The first words Don Damond heard his fiancée speak keep returning to his mind.
"Don't worry about it," she told someone. "Everything is going to be OK. It's all going to work out."
It feels like she is still saying those words, even now, amid the grief.
Two weeks have passed since Justine Ruszczyk Damond summoned police to help a stranger in the dark, dialing 911 to report what she believed was a sexual assault near her Minneapolis home. Within minutes of two officers arriving, one pulled his gun, taking Damond's life and upending the lives of those who loved her.
"Although in this situation it feels like these words couldn't be more wrong, I also know that they couldn't be more true," Don Damond, 50, said in his home Friday. "I know she goes on."
The incident rocked a city still reeling from other police shootings. Many questions about that night remain, and they're questions Don Damond said he prefers not to dwell on. The investigation continues, and with it has come renewed debate about police misconduct, changes in body camera policy and the abrupt resignation of the Minneapolis police chief.

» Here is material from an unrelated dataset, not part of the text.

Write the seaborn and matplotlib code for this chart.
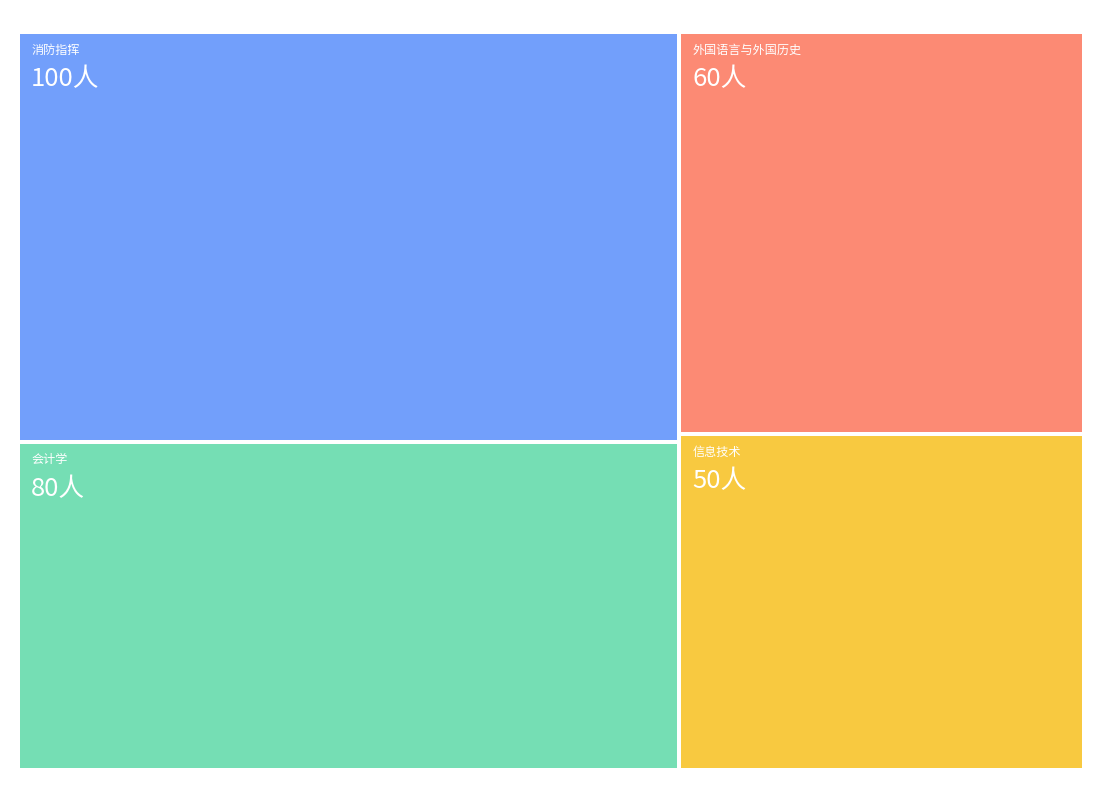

But what has claimed Damond's focus now, he said, is remembering the person Justine Damond was and the work she dedicated her life to accomplishing before her name became a fixture in international headlines. A memorial is planned for 7 p.m. Aug. 11 at the Lake Harriet Band Shell — a place with special meaning. It was the last spot the engaged couple took a photo together.
As a spiritual healer and a meditation teacher, Damond, 40, anchored her work in the wellness of others. She was building a life and livelihood in America, drawn from Sydney's beaches to a colder, lake-filled land by the man she planned to marry.